The way NFL Films told a story was as cinematic as they come. They were scored with lush, beautiful, orchestral music — it was a blue collar man’s night at the symphony. We might not be able to attend Carnegie Hall concertos, but the wonders we heard watching a perfect spiral or a grueling battle in the trenches, were just as stirring.
Of course, we couldn’t think of the classic NFL Films specials without the “Voice of God” himself, John Facenda, a Philly sportscaster, who’s boomingly authoritative yet grandfatherly tone was as compelling as the music and the images NFL FIlms captured. Phrases like “the frozen tundra” were never uttered so eloquently.
But Sabol’s contribution to the pop culture world wasn’t just those classic, grainy retellings of Bart Starr, “The Catch” and The Steel Curtain. No, Sabol and his team were the men behind all the Superbowl videos, influenced every network’s highlight reel, inspired ESPN’s compelling documentaries and most recently developed and created one of the most fascinating “reality” series in HBO’s Hard Knocks.
http://youtu.be/n5fMBkLTM48
Yet, I have to go back to Colin Cowherd’s thoughts about how Sabol’s NFL Films were every young man’s introduction to football. For me, Sabol’s influence on my insatiable love for football was second only to my dad’s — and often the two would cross paths. Every weekday on ESPN in the late 80s/early 90s, seeing Sabol in front of a green screen talking giving his closing speech on what the audience had just seen, meant that pro wrestling was coming on soon. Soon, I stopped turning the channel to ESPN at 3:59 so I could watch reruns of World Class, the USWA and AWA. I started tuning in earlier, learning about the exploits of Franco Harris and Terry Bradshaw or re-watching my Giants glorious march to the Superbowl against The Broncos. I learned so much history from Sabol’s films.
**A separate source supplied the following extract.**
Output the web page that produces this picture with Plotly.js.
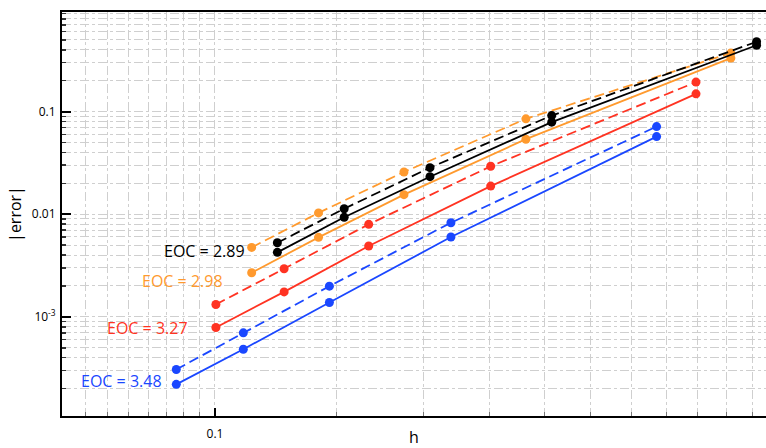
<!DOCTYPE html>
<html>
<head>
<meta charset="utf-8">
<script src="https://cdn.plot.ly/plotly-3.0.1.min.js"></script>
<style>html,body{margin:0;padding:0;background:#fff;overflow:hidden;}</style>
</head>
<body>
<div id="chart" style="width:766px;height:448px;"></div>
<script>
// ---- data ----
const hBlue   = [0.0879, 0.1099, 0.1464, 0.2195, 0.4356];
const hRed    = [0.1003, 0.1259, 0.1669, 0.2506, 0.4967];
const hOrange = [0.1130, 0.1412, 0.1877, 0.2818, 0.5579];
const hBlack  = [0.1231, 0.1538, 0.2047, 0.3071, 0.6078];

const errBlueSolid    = [2.20e-4, 4.84e-4, 1.38e-3, 5.99e-3, 0.0570];
const errBlueDashed   = [3.07e-4, 6.98e-4, 1.99e-3, 8.26e-3, 0.0714];
const errRedSolid     = [7.88e-4, 1.75e-3, 4.90e-3, 0.0188, 0.1488];
const errRedDashed    = [1.32e-3, 2.94e-3, 7.97e-3, 0.0293, 0.1936];
const errOrangeSolid  = [2.69e-3, 5.95e-3, 0.0155, 0.0538, 0.332];
const errOrangeDashed = [4.75e-3, 0.0103, 0.0258, 0.0849, 0.3715];
const errBlackSolid   = [4.25e-3, 9.33e-3, 0.0232, 0.0788, 0.4426];
const errBlackDashed  = [5.27e-3, 0.0113, 0.0284, 0.0914, 0.4786];

const eocLabels = ["EOC = 3.48", "EOC = 3.27", "EOC = 2.98", "EOC = 2.89"];
const eocLabelX = [0.0845, 0.0921, 0.1035, 0.1112];
const eocLabelY = [2.36e-4, 7.81e-4, 2.25e-3, 4.405e-3];

const xTickVals = [0.1];
const xTickText = ["0.1"];
const xMinorVals = [0.065, 0.07, 0.075, 0.08, 0.085, 0.09, 0.095,
                    0.15, 0.2, 0.25, 0.3, 0.35, 0.4, 0.45, 0.5, 0.55, 0.6, 0.65];
const yTickVals = [0.001, 0.01, 0.1];
const yTickText = ["10<sup>-3</sup>", "0.01", "0.1"];
const yMinorVals = [2e-4, 3e-4, 4e-4, 5e-4, 6e-4, 7e-4, 8e-4, 9e-4,
                    2e-3, 3e-3, 4e-3, 5e-3, 6e-3, 7e-3, 8e-3, 9e-3,
                    0.02, 0.03, 0.04, 0.05, 0.06, 0.07, 0.08, 0.09,
                    0.2, 0.3, 0.4, 0.5, 0.6, 0.7, 0.8, 0.9];

// ---- styles ----
const colors = {blue: "#1a47ff", red: "#ff3322", orange: "#ff9a2e", black: "#000000"};
const seriesDefs = [
  {h: hBlue,   solid: errBlueSolid,   dashed: errBlueDashed,   c: colors.blue},
  {h: hRed,    solid: errRedSolid,    dashed: errRedDashed,    c: colors.red},
  {h: hOrange, solid: errOrangeSolid, dashed: errOrangeDashed, c: colors.orange},
  {h: hBlack,  solid: errBlackSolid,  dashed: errBlackDashed,  c: colors.black}
];

const traces = [];
seriesDefs.forEach(s => {
  traces.push({x: s.h, y: s.solid, type: "scatter", mode: "lines+markers",
    line: {color: s.c, width: 1.8}, marker: {color: s.c, size: 9}, showlegend: false});
  traces.push({x: s.h, y: s.dashed, type: "scatter", mode: "lines+markers",
    line: {color: s.c, width: 1.8, dash: "10px,5px"}, marker: {color: s.c, size: 9}, showlegend: false});
});

const labelColors = [colors.blue, colors.red, colors.orange, colors.black];
const annotations = eocLabels.map((t, i) => ({
  x: Math.log10(eocLabelX[i]), y: Math.log10(eocLabelY[i]), xref: "x", yref: "y",
  text: t, showarrow: false, xanchor: "right", yanchor: "middle",
  font: {family: "Open Sans, sans-serif", size: 16, color: labelColors[i]}
}));

const gridCol = "#cfcfcf";
const layout = {
  width: 766, height: 448,
  margin: {l: 62, r: 0, t: 12, b: 32},
  paper_bgcolor: "#fff", plot_bgcolor: "#fff",
  font: {family: "Open Sans, sans-serif", color: "#000"},
  showlegend: false,
  xaxis: {
    type: "log", range: [-1.2214, -0.2026],
    tickmode: "array", tickvals: xTickVals, ticktext: xTickText,
    ticks: "inside", ticklen: 8, tickwidth: 1.5, tickcolor: "#000",
    tickfont: {size: 12}, ticklabelstandoff: 6,
    showgrid: true, gridcolor: gridCol, griddash: "dashdot", gridwidth: 1,
    minor: {tickmode: "array", tickvals: xMinorVals, ticks: "inside", ticklen: 4,
            tickcolor: "#777", tickwidth: 1, showgrid: true, gridcolor: gridCol, griddash: "dashdot", gridwidth: 1},
    showline: true, linecolor: "#000", linewidth: 2, mirror: true,
    zeroline: false,
    title: {text: "h", font: {size: 16}, standoff: 4}
  },
  yaxis: {
    type: "log", range: [-3.966, -0.030],
    tickmode: "array", tickvals: yTickVals, ticktext: yTickText,
    ticks: "inside", ticklen: 9, tickwidth: 2, tickcolor: "#000",
    tickfont: {size: 12}, ticklabelstandoff: 2,
    showgrid: true, gridcolor: gridCol, griddash: "dashdot", gridwidth: 1,
    minor: {tickmode: "array", tickvals: yMinorVals, ticks: "inside", ticklen: 4,
            tickcolor: "#333", tickwidth: 1.5, showgrid: true, gridcolor: gridCol, griddash: "dashdot", gridwidth: 1},
    showline: true, linecolor: "#000", linewidth: 2, mirror: false,
    zeroline: false,
    title: {text: "|error|", font: {size: 16}, standoff: 6}
  },
  annotations: annotations
};

Plotly.newPlot("chart", traces, layout, {displayModeBar: false, staticPlot: true});
</script>
</body>
</html>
And then there was the times my dad’s football fanaticism would be bolstered by Sabol’s films. Every Christmas Eve, ESPN would rerun highlight shows from NFL Films whether they be bloopers or “best of” packages. After we wrapped our presents, we’d be glued to the TV watching the NFL Films marathon; with my dad giving historic context to every segment.
So when we watch an NFL highlight package this week, let’s think of the legendary Steve Sabol. The man who brought the warriors of the frozen tundra from the ink of our local newspaper to the forefront of American pop culture, helping take this blue collar sport to the heights of commercial and popularity superiority overall all American sports and the man who helped young, wide-eyed boys like myself fall in love with the sport of football.